Published: July 3, 2009

Big changes are happening for me right now, the biggest one being that I am no longer booking the Langdon Street Café (more on that at the end of the piece). For the purposes of this column, however, there are more pressing matters, as today is the single biggest day of the year here in Montpelier. For all you need to know about the live music options tonight and for the rest of the weekend, read on …

I'll start out on Langdon Street where the Dave Keller Band will be playing outside McGillicuddy's starting at 8 p.m. Dave is a local blues and soul institution, and I'm sure he's gotten together a great cast of musicians to back him for this one. He'll provide musical fireworks both before and after the real ones – dancin' in the streets, indeed.

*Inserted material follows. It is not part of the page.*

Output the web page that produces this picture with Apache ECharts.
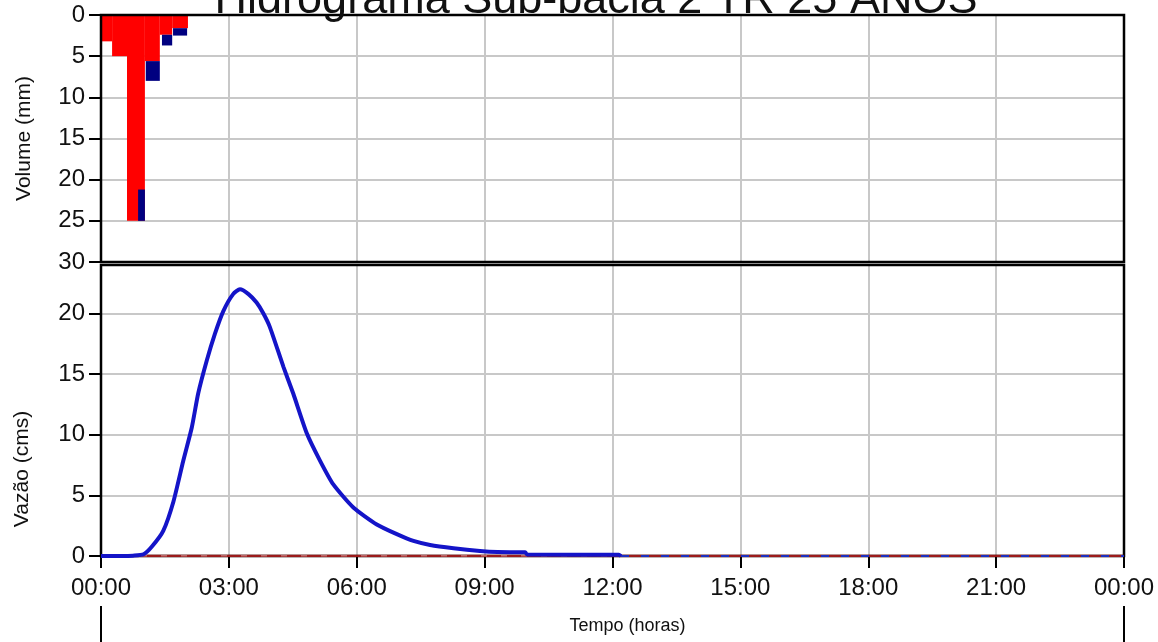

Down the Street at Langdon Street Café, they'll have an outdoor beer garden going with the "invasive acoustic" music of Didymo outside at 5 p.m. At 10 p.m., the action moves inside post-fireworks when new local project The Concrete Rivals take the stage. They play Dick Dale-style surf-and-spy-movie music from the 1960s. You read it right! The band has become an instant sensation around these parts, with folks turning out in droves for the retro sound being re-created by Jay Ekis, Jen Wells, Ben Roy and Andy Pitt. Get your groove on for donations, daddy-o!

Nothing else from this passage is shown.